■ DIRECTION
Give all the lines below again, exactly, with no pictures.

■ AVAILABLE DATA
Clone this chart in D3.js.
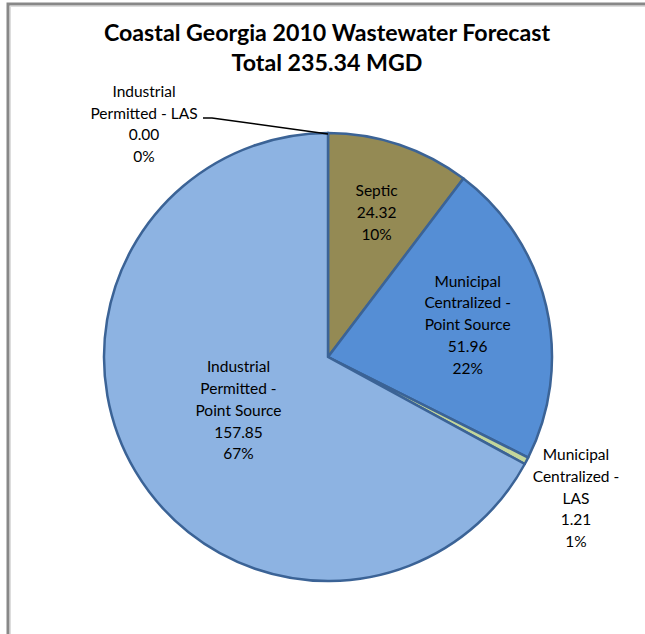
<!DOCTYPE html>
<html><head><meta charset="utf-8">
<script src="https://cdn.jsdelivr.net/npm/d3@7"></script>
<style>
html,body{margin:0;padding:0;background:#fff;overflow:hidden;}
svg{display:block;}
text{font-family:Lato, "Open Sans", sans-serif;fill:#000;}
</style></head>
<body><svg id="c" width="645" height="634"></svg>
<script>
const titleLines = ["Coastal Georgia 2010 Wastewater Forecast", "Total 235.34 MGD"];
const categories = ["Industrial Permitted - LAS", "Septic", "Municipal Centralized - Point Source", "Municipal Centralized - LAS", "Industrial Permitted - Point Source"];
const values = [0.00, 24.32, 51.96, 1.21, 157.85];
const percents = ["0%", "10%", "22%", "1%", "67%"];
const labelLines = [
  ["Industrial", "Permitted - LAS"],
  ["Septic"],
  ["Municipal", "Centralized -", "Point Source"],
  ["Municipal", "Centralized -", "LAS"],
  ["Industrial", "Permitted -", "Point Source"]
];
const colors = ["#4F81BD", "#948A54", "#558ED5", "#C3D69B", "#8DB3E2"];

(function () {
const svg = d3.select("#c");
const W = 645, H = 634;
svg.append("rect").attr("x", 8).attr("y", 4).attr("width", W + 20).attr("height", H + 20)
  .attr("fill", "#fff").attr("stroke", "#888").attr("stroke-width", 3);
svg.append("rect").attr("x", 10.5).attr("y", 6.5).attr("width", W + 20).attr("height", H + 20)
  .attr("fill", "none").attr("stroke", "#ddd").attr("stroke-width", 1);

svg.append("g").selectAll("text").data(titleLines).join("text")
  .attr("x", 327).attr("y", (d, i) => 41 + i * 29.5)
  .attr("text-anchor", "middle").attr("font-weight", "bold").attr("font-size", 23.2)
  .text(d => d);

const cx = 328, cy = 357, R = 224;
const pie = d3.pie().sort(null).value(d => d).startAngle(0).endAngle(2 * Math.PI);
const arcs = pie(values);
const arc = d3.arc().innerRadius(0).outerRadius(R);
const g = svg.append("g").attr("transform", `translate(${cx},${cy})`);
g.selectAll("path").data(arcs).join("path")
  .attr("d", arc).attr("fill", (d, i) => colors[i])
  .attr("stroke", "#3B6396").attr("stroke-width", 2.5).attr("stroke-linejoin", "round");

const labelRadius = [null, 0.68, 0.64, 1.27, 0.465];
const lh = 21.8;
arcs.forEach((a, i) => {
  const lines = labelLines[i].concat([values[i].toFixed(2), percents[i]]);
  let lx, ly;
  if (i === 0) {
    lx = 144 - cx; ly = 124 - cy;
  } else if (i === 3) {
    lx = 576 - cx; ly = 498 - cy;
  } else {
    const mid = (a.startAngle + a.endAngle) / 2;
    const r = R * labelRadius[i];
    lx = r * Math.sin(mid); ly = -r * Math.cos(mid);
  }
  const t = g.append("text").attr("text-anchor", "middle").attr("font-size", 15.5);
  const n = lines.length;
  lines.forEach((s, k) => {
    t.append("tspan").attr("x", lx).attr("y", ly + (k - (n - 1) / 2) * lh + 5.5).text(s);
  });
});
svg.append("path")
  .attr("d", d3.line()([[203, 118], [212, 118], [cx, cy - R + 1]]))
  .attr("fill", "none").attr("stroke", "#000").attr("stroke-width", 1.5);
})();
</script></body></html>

■ RESULT BELOW
Clone this chart in D3.js.
<!DOCTYPE html>
<html><head><meta charset="utf-8">
<script src="https://cdn.jsdelivr.net/npm/d3@7"></script>
<style>
html,body{margin:0;padding:0;background:#fff;overflow:hidden;}
svg{display:block;}
text{font-family:Lato, "Open Sans", sans-serif;fill:#000;}
</style></head>
<body><svg id="c" width="645" height="634"></svg>
<script>
const titleLines = ["Coastal Georgia 2010 Wastewater Forecast", "Total 235.34 MGD"];
const categories = ["Industrial Permitted - LAS", "Septic", "Municipal Centralized - Point Source", "Municipal Centralized - LAS", "Industrial Permitted - Point Source"];
const values = [0.00, 24.32, 51.96, 1.21, 157.85];
const percents = ["0%", "10%", "22%", "1%", "67%"];
const labelLines = [
  ["Industrial", "Permitted - LAS"],
  ["Septic"],
  ["Municipal", "Centralized -", "Point Source"],
  ["Municipal", "Centralized -", "LAS"],
  ["Industrial", "Permitted -", "Point Source"]
];
const colors = ["#4F81BD", "#948A54", "#558ED5", "#C3D69B", "#8DB3E2"];

(function () {
const svg = d3.select("#c");
const W = 645, H = 634;
svg.append("rect").attr("x", 8).attr("y", 4).attr("width", W + 20).attr("height", H + 20)
  .attr("fill", "#fff").attr("stroke", "#888").attr("stroke-width", 3);
svg.append("rect").attr("x", 10.5).attr("y", 6.5).attr("width", W + 20).attr("height", H + 20)
  .attr("fill", "none").attr("stroke", "#ddd").attr("stroke-width", 1);

svg.append("g").selectAll("text").data(titleLines).join("text")
  .attr("x", 327).attr("y", (d, i) => 41 + i * 29.5)
  .attr("text-anchor", "middle").attr("font-weight", "bold").attr("font-size", 23.2)
  .text(d => d);

const cx = 328, cy = 357, R = 224;
const pie = d3.pie().sort(null).value(d => d).startAngle(0).endAngle(2 * Math.PI);
const arcs = pie(values);
const arc = d3.arc().innerRadius(0).outerRadius(R);
const g = svg.append("g").attr("transform", `translate(${cx},${cy})`);
g.selectAll("path").data(arcs).join("path")
  .attr("d", arc).attr("fill", (d, i) => colors[i])
  .attr("stroke", "#3B6396").attr("stroke-width", 2.5).attr("stroke-linejoin", "round");

const labelRadius = [null, 0.68, 0.64, 1.27, 0.465];
const lh = 21.8;
arcs.forEach((a, i) => {
  const lines = labelLines[i].concat([values[i].toFixed(2), percents[i]]);
  let lx, ly;
  if (i === 0) {
    lx = 144 - cx; ly = 124 - cy;
  } else if (i === 3) {
    lx = 576 - cx; ly = 498 - cy;
  } else {
    const mid = (a.startAngle + a.endAngle) / 2;
    const r = R * labelRadius[i];
    lx = r * Math.sin(mid); ly = -r * Math.cos(mid);
  }
  const t = g.append("text").attr("text-anchor", "middle").attr("font-size", 15.5);
  const n = lines.length;
  lines.forEach((s, k) => {
    t.append("tspan").attr("x", lx).attr("y", ly + (k - (n - 1) / 2) * lh + 5.5).text(s);
  });
});
svg.append("path")
  .attr("d", d3.line()([[203, 118], [212, 118], [cx, cy - R + 1]]))
  .attr("fill", "none").attr("stroke", "#000").attr("stroke-width", 1.5);
})();
</script></body></html>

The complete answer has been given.